* [EXERCISE AIM]: Below are some entries. Copy each line that holds the string "with".

[Source records]
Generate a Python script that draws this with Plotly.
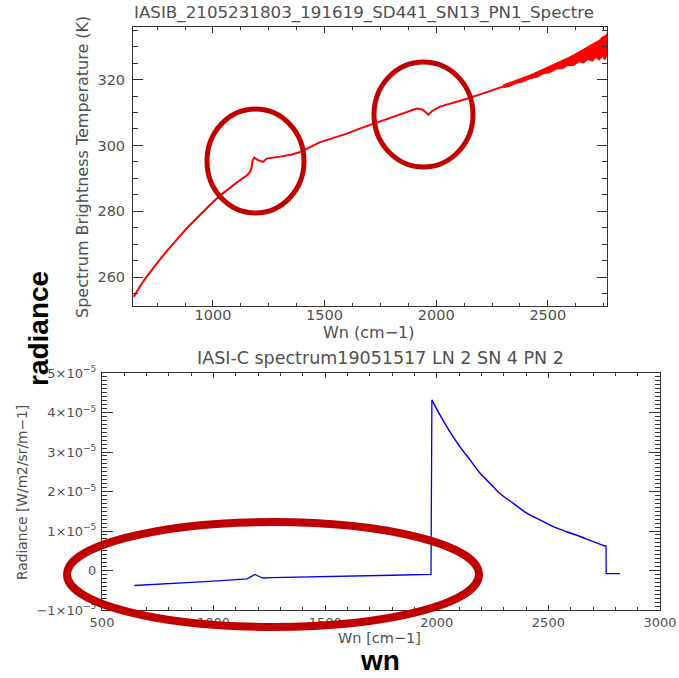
import plotly.graph_objects as go

W, H = 679, 678

# ---------------- data: top panel (brightness temperature) ----------------
bt_wn = [645, 660, 680, 700, 730, 763, 800, 840, 880, 920, 960, 1000, 1040, 1080, 1120,
         1150, 1165, 1172, 1178, 1185, 1200, 1225, 1240, 1300, 1350, 1390, 1440, 1480,
         1540, 1600, 1660, 1720, 1780, 1823, 1870, 1913, 1935, 1950, 1965, 1980, 2017,
         2080, 2137, 2200, 2250, 2300]
bt_k = [254.0, 255.8, 257.9, 259.8, 262.6, 265.4, 268.4, 271.6, 274.6, 277.4, 280.2, 282.8,
        285.2, 287.4, 289.4, 290.8, 291.8, 293.0, 295.5, 296.3, 295.6, 295.0, 296.0, 296.6,
        297.2, 298.0, 299.6, 301.0, 302.3, 303.6, 305.2, 306.6, 308.0, 309.1, 310.2, 311.2,
        311.0, 310.3, 309.3, 310.4, 311.8, 313.0, 314.2, 315.6, 316.7, 317.9]
# noisy tail: upper and lower envelope of the spectrum
band_wn = [2300, 2330, 2360, 2390, 2420, 2450, 2480, 2510, 2540, 2565, 2590, 2615, 2640,
           2660, 2680, 2700, 2715, 2730, 2745, 2755, 2765]
band_hi = [318.4, 319.1, 319.8, 320.6, 321.4, 322.3, 323.2, 324.1, 325.05, 325.8, 326.65,
           327.5, 328.5, 329.2, 330.1, 330.8, 331.6, 332.0, 333.05, 333.2, 334.1]
band_lo = [317.5, 318.0, 318.9, 319.35, 320.3, 320.7, 321.75, 322.15, 323.25, 323.3, 324.3,
           324.25, 325.45, 325.05, 326.15, 325.6, 326.75, 325.9, 327.1, 326.0, 327.25]

# ---------------- data: bottom panel (radiance) ----------------
# baseline + jump, decay after the jump, and the final drop
base_wn = [645, 700, 800, 900, 1000, 1100, 1150, 1170, 1185, 1200, 1220, 1260, 1400, 1600,
           1800, 1974, 1975, 1977, 1978]
base_val = [-0.38e-5, -0.36e-5, -0.33e-5, -0.30e-5, -0.27e-5, -0.23e-5, -0.21e-5, -0.15e-5,
            -0.10e-5, -0.14e-5, -0.19e-5, -0.18e-5, -0.16e-5, -0.14e-5, -0.12e-5, -0.10e-5,
            2.79e-5, 2.80e-5, 4.32e-5]
decay_wn = [1978, 2014, 2059, 2104, 2149, 2194, 2238, 2283, 2343, 2403, 2462, 2522, 2582,
            2642, 2701, 2754]
decay_val = [4.32e-5, 3.94e-5, 3.51e-5, 3.13e-5, 2.80e-5, 2.46e-5, 2.21e-5, 1.95e-5,
             1.70e-5, 1.45e-5, 1.28e-5, 1.11e-5, 0.98e-5, 0.86e-5, 0.73e-5, 0.62e-5]
tail_wn = [2754, 2758, 2759, 2821]
tail_val = [0.62e-5, 0.62e-5, -0.08e-5, -0.08e-5]

rad_tickvals = [-1e-5, 0, 1e-5, 2e-5, 3e-5, 4e-5, 5e-5]
rad_ticktext = ["\u22121\u00d710<sup>\u22125</sup>", "0", "1\u00d710<sup>\u22125</sup>",
                "2\u00d710<sup>\u22125</sup>", "3\u00d710<sup>\u22125</sup>",
                "4\u00d710<sup>\u22125</sup>", "5\u00d710<sup>\u22125</sup>"]

FONT = "DejaVu Sans"
AX = "#333333"
TXT = "#505050"


def px(x):
    return x / W


def py(y):
    return 1 - y / H


fig = go.Figure()

# top panel
fig.add_trace(go.Scatter(x=bt_wn, y=bt_k, mode="lines", line=dict(color="#ff0000", width=2),
                         xaxis="x", yaxis="y", hoverinfo="skip"))
fig.add_trace(go.Scatter(x=band_wn, y=band_lo, mode="lines", line=dict(color="#ff0000", width=1),
                         xaxis="x", yaxis="y", hoverinfo="skip"))
fig.add_trace(go.Scatter(x=band_wn, y=band_hi, mode="lines", line=dict(color="#ff0000", width=1),
                         fill="tonexty", fillcolor="#ff0000", xaxis="x", yaxis="y", hoverinfo="skip"))

# bottom panel
BLUE = "#0000ff"
fig.add_trace(go.Scatter(x=base_wn, y=base_val, mode="lines", line=dict(color=BLUE, width=1.3),
                         xaxis="x2", yaxis="y2", hoverinfo="skip"))
fig.add_trace(go.Scatter(x=decay_wn, y=decay_val, mode="lines",
                         line=dict(color=BLUE, width=1.5, shape="spline", smoothing=0.8),
                         xaxis="x2", yaxis="y2", hoverinfo="skip"))
fig.add_trace(go.Scatter(x=tail_wn, y=tail_val, mode="lines", line=dict(color=BLUE, width=1.3),
                         xaxis="x2", yaxis="y2", hoverinfo="skip"))

common = dict(showgrid=False, zeroline=False, showline=True, linecolor=AX, linewidth=1,
              mirror="allticks", ticks="inside", tickcolor=AX, tickwidth=1, automargin=False,
              tickfont=dict(family=FONT, size=14.5, color=TXT))
small = {**common, "tickfont": dict(family=FONT, size=13, color=TXT)}

fig.update_layout(
    width=W, height=H, margin=dict(l=0, r=0, t=0, b=0, autoexpand=False),
    paper_bgcolor="white", plot_bgcolor="white", showlegend=False,
    xaxis=dict(domain=[px(133), px(607)], range=[642, 2765], tick0=0, dtick=500,
               ticklen=6, ticklabelstandoff=-4,
               minor=dict(dtick=125, ticklen=3, ticks="inside", tickcolor=AX),
               anchor="y", **common),
    yaxis=dict(domain=[py(306), py(27)], range=[251.2, 336], tick0=0, dtick=20,
               ticklen=10, ticklabelstandoff=4,
               minor=dict(dtick=5, ticklen=5, ticks="inside", tickcolor=AX),
               anchor="x", **common),
    xaxis2=dict(domain=[px(102), px(660)], range=[500, 3000], tick0=0, dtick=500,
                ticklen=5, minor=dict(dtick=100, ticklen=3, ticks="inside", tickcolor=AX),
                anchor="y2", **small),
    yaxis2=dict(domain=[py(610), py(373)], range=[-1e-5, 5e-5], tickvals=rad_tickvals,
                ticktext=rad_ticktext, ticklen=11, ticklabelstandoff=2,
                minor=dict(dtick=1e-6, ticklen=5, ticks="inside", tickcolor=AX),
                anchor="x2", **small),
)

ann = [
    dict(text="IASIB_2105231803_191619_SD441_SN13_PN1_Spectre", x=px(364), y=py(13),
         font=dict(family=FONT, size=16.7, color=TXT)),
    dict(text="Wn (cm\u22121)", x=px(369), y=py(332), font=dict(family=FONT, size=16, color=TXT)),
    dict(text="Spectrum Brightness Temperature (K)", x=px(83), y=py(167), textangle=-90,
         font=dict(family=FONT, size=16, color=TXT)),
    dict(text="IASI-C spectrum19051517 LN 2 SN 4 PN 2", x=px(380), y=py(358),
         font=dict(family=FONT, size=17.5, color=TXT)),
    dict(text="Radiance [W/m2/sr/m\u22121]", x=px(22), y=py(493), textangle=-90,
         font=dict(family=FONT, size=13.8, color=TXT)),
    dict(text="Wn [cm\u22121]", x=px(379), y=py(638), font=dict(family=FONT, size=14.5, color=TXT)),
    dict(text="<b>radiance</b>", x=px(38), y=py(329), textangle=-90,
         font=dict(family="Liberation Sans", size=28, color="black")),
    dict(text="<b>wn</b>", x=px(380), y=py(660), font=dict(family="Liberation Sans", size=28, color="black")),
]
for a in ann:
    a.update(xref="paper", yref="paper", showarrow=False, xanchor="center", yanchor="middle")
fig.update_layout(annotations=ann)

RED = "#c00000"
fig.update_layout(shapes=[
    dict(type="circle", xref="paper", yref="paper", x0=px(207), x1=px(304), y0=py(213), y1=py(109),
         line=dict(color=RED, width=5)),
    dict(type="circle", xref="paper", yref="paper", x0=px(374), x1=px(473), y0=py(167), y1=py(62),
         line=dict(color=RED, width=5)),
    dict(type="circle", xref="paper", yref="paper", x0=px(67), x1=px(479), y0=py(627), y1=py(522),
         line=dict(color=RED, width=8)),
])

fig.write_html("out.html")
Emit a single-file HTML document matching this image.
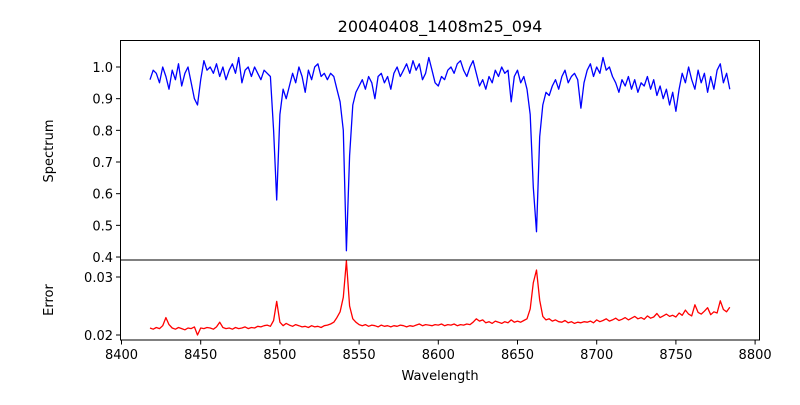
<!DOCTYPE html>
<html><head><meta charset="utf-8"><style>
body{margin:0;background:#fff;}
svg text{font-family:"DejaVu Sans","Liberation Sans",sans-serif;fill:#000;}
</style></head><body>
<svg id="chart" width="800" height="400" viewBox="0 0 800 400" xmlns="http://www.w3.org/2000/svg">
<rect width="800" height="400" fill="#fff"/>
<text x="440" y="32" font-size="16" text-anchor="middle">20040408_1408m25_094</text>
<g id="topPanel"></g>
<g id="botPanel"></g>
<g id="xax"></g>
<text x="440" y="380" font-size="13" text-anchor="middle">Wavelength</text>
<text transform="translate(53,151) rotate(-90)" font-size="13" text-anchor="middle">Spectrum</text>
<text transform="translate(53,300) rotate(-90)" font-size="13" text-anchor="middle">Error</text>
</svg>
<script>
const waveStart = 8418;
const waveStep = 2;
const spectrum = [0.96,0.99,0.98,0.95,1.00,0.97,0.93,0.99,0.96,1.01,0.94,0.98,1.00,0.95,
0.90,0.88,0.96,
1.02,0.99,1.00,0.98,1.01,0.97,1.00,0.96,0.99,1.01,0.98,1.03,0.95,0.99,1.00,0.97,1.00,0.98,0.96,0.99,0.98,0.97,
0.80,0.58,0.85,0.93,0.90,0.94,
0.98,0.95,1.00,0.97,0.92,0.99,0.96,1.00,1.01,0.97,0.98,0.96,0.98,0.97,
0.93,0.89,0.80,0.42,0.72,0.88,0.92,0.94,
0.96,0.93,0.97,0.95,0.90,0.97,0.98,0.95,0.97,0.93,0.98,1.00,0.97,0.99,1.01,0.98,1.02,0.99,1.01,0.96,0.98,1.03,0.99,0.95,
0.94,0.97,0.96,0.99,1.00,0.98,1.01,1.02,0.99,0.97,1.00,1.02,0.98,0.94,0.96,0.93,0.97,0.95,0.99,0.97,1.00,0.98,0.99,
0.89,0.97,0.99,0.95,0.97,0.93,0.85,0.62,0.48,0.78,0.88,0.92,
0.91,0.94,0.96,0.93,0.97,0.99,0.95,0.97,0.98,0.96,
0.87,0.95,0.99,1.01,0.97,1.00,0.98,1.03,0.99,1.00,
0.97,0.95,0.92,0.96,0.94,0.97,0.93,0.96,0.92,0.95,
0.94,0.97,0.93,0.96,0.91,0.94,0.90,0.93,0.88,0.92,
0.86,0.93,0.98,0.95,1.00,0.96,0.93,0.99,0.95,0.98,
0.92,0.97,0.93,0.99,1.01,0.95,0.98,0.93];
const errorVals = [.0212,.0210,.0213,.0211,.0216,.0230,.0218,.0212,.0210,.0213,.0211,.0209,.0212,.0211,
.0214,.0200,.0212,
.0211,.0213,.0212,.0210,.0214,.0222,.0213,.0211,.0212,.0210,.0213,.0211,.0212,.0214,.0211,.0213,.0212,.0215,.0214,.0216,.0217,.0215,
.0225,.0258,.0222,.0216,.0220,.0217,
.0215,.0218,.0216,.0214,.0215,.0213,.0216,.0214,.0215,.0213,.0216,.0217,.0219,.0222,
.0230,.0240,.0265,.0328,.0250,.0228,.0222,.0218,
.0216,.0218,.0215,.0217,.0216,.0214,.0217,.0215,.0216,.0214,.0216,.0215,.0217,.0216,.0214,.0216,.0215,.0217,.0219,.0216,.0218,.0217,.0216,.0218,
.0217,.0219,.0216,.0218,.0217,.0219,.0216,.0218,.0217,.0219,.0218,.0222,.0228,.0224,.0226,.0221,.0223,.0220,.0224,.0222,.0220,.0223,.0221,
.0226,.0222,.0224,.0222,.0225,.0228,.0245,.0290,.0312,.0260,.0232,.0226,
.0228,.0224,.0226,.0223,.0222,.0225,.0221,.0223,.0220,.0222,
.0221,.0223,.0222,.0224,.0221,.0226,.0223,.0225,.0228,.0224,
.0226,.0229,.0225,.0227,.0230,.0226,.0229,.0232,.0228,.0230,
.0227,.0233,.0229,.0231,.0237,.0230,.0233,.0236,.0232,.0234,
.0231,.0238,.0234,.0243,.0236,.0233,.0252,.0239,.0236,.0241,
.0247,.0235,.0240,.0238,.0259,.0244,.0240,.0248];
const xTicks = [8400,8450,8500,8550,8600,8650,8700,8750,8800];
const specTicks = [0.4,0.5,0.6,0.7,0.8,0.9,1.0];
const errTicks = [0.02,0.03];

const NS="http://www.w3.org/2000/svg";
const X=v=>121.5+(v-8400)*1.584;
const YS=v=>67+(1.0-v)*316.7;
const YE=v=>335-(v-0.02)*5800;
function mk(tag,attrs,parent){const e=document.createElementNS(NS,tag);for(const k in attrs)e.setAttribute(k,attrs[k]);parent.appendChild(e);return e;}
const topG=document.getElementById('topPanel'),botG=document.getElementById('botPanel'),xax=document.getElementById('xax');
let p1=spectrum.map((v,i)=>X(waveStart+waveStep*i).toFixed(1)+','+YS(v).toFixed(1)).join(' ');
const l1=mk('polyline',{points:p1,fill:'none',stroke:'#0000ff','stroke-width':1.3,'stroke-linejoin':'round'},topG);


let p2=errorVals.map((v,i)=>X(waveStart+waveStep*i).toFixed(1)+','+YE(v).toFixed(1)).join(' ');
const l2=mk('polyline',{points:p2,fill:'none',stroke:'#ff0000','stroke-width':1.3,'stroke-linejoin':'round'},botG);


const f1=mk('rect',{x:120.5,y:40.5,width:639,height:219.5,fill:'none',stroke:'#000','stroke-width':1},topG);


const f2=mk('rect',{x:120.5,y:260,width:639,height:80,fill:'none',stroke:'#000','stroke-width':1},botG);


specTicks.forEach(t=>{const y=YS(t);
 const tk=mk('line',{x1:116,x2:120.5,y1:y,y2:y,stroke:'#000'},topG);
 
 
 const tx=mk('text',{x:113,y:y+5,'font-size':13,'text-anchor':'end'},topG);tx.textContent=t.toFixed(1);
 
 });
errTicks.forEach(t=>{const y=YE(t);
 const tk=mk('line',{x1:116,x2:120.5,y1:y,y2:y,stroke:'#000'},botG);
 
 
 const tx=mk('text',{x:113,y:y+5,'font-size':13,'text-anchor':'end'},botG);tx.textContent=t.toFixed(2);
 
 });
xTicks.forEach(t=>{const x=X(t);
 const tk=mk('line',{x1:x,x2:x,y1:340,y2:344.5,stroke:'#000'},xax);
 
 
 const tx=mk('text',{x:x,y:359,'font-size':13,'text-anchor':'middle'},xax);tx.textContent=t;
 
 });
</script>
</body></html>
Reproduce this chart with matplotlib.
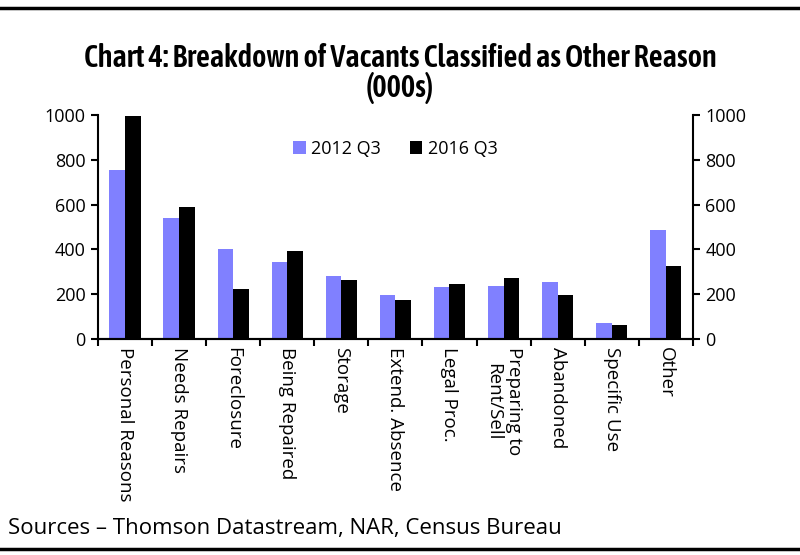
import matplotlib
matplotlib.use("Agg")
import matplotlib.pyplot as plt
import numpy as np
import logging
logging.getLogger('matplotlib.font_manager').setLevel(logging.ERROR)

# categorias e valores (000s)
categorias = ["Personal Reasons", "Needs Repairs", "Foreclosure", "Being Repaired",
              "Storage", "Extend. Absence", "Legal Proc.", "Preparing to\nRent/Sell",
              "Abandoned", "Specific Use", "Other"]
q3_2012 = [755, 541, 404, 342, 280, 197, 231, 239, 253, 71, 486]
q3_2016 = [995, 590, 224, 394, 265, 175, 246, 274, 197, 65, 327]
yticks = [0, 200, 400, 600, 800, 1000]

plt.rcParams['font.family'] = ['Open Sans', 'DejaVu Sans']
fonte_titulo = ['Asap Condensed', 'DejaVu Sans']

fig = plt.figure(figsize=(8, 5.55), dpi=100)
ax = fig.add_axes([0.1225, 0.389, 0.7435, 0.404])

x = np.arange(len(categorias))
w = 0.29
ax.bar(x - w / 2, q3_2012, w, color='#8080FF', label='2012 Q3')
ax.bar(x + w / 2, q3_2016, w, color='black', label='2016 Q3')

ax.set_xlim(-0.5, len(categorias) - 0.5)
ax.set_ylim(0, 1000)
ax.set_yticks(yticks)
ax.tick_params(axis='y', labelsize=13, length=5, width=1.5, direction='out', pad=4)

# ticks entre categorias
ax.set_xticks(np.arange(len(categorias) + 1) - 0.5)
ax.set_xticklabels([])
ax.tick_params(axis='x', length=5, width=1.5, direction='out')
ax.set_xticks(x, minor=True)
ax.set_xticklabels(categorias, minor=True, rotation=270, fontsize=13.5,
                   va='top', ha='center', multialignment='center', linespacing=1.2)
ax.tick_params(axis='x', which='minor', length=0, pad=6)

ax2 = ax.twinx()
ax2.set_ylim(0, 1000)
ax2.set_yticks(yticks)
ax2.tick_params(axis='y', labelsize=13, length=5, width=1.5, direction='out', pad=4)

for a in (ax, ax2):
    a.spines['top'].set_visible(False)
    a.spines['left'].set_linewidth(1.5)
    a.spines['right'].set_linewidth(1.5)
    a.spines['bottom'].set_linewidth(1.5)
ax2.spines['left'].set_visible(False)
ax.spines['right'].set_visible(False)

ax.legend(loc='upper center', bbox_to_anchor=(0.5, 0.96), ncol=2, frameon=False,
          fontsize=13, handlelength=0.7, handleheight=0.7, handletextpad=0.3,
          columnspacing=1.6)

fig.text(0.5, 0.895, 'Chart 4: Breakdown of Vacants Classified as Other Reason',
         ha='center', va='center', fontsize=22, fontweight=600, family=fonte_titulo)
fig.text(0.5, 0.842, '(000s)', ha='center', va='center', fontsize=22,
         fontweight=600, family=fonte_titulo)
fig.text(0.01, 0.048, 'Sources \u2013 Thomson Datastream, NAR, Census Bureau',
         ha='left', va='center', fontsize=16)

# linhas horizontais de borda
fig.add_artist(plt.Line2D([0, 1], [0.986, 0.986], color='black', linewidth=2.5))
fig.add_artist(plt.Line2D([0, 1], [0.01, 0.01], color='black', linewidth=2.5))

fig.savefig('out.png', dpi=100)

* [WRITTEN ANSWER]:
Generate a Python script that draws this with Plotly.
Reproduce this chart with matplotlib.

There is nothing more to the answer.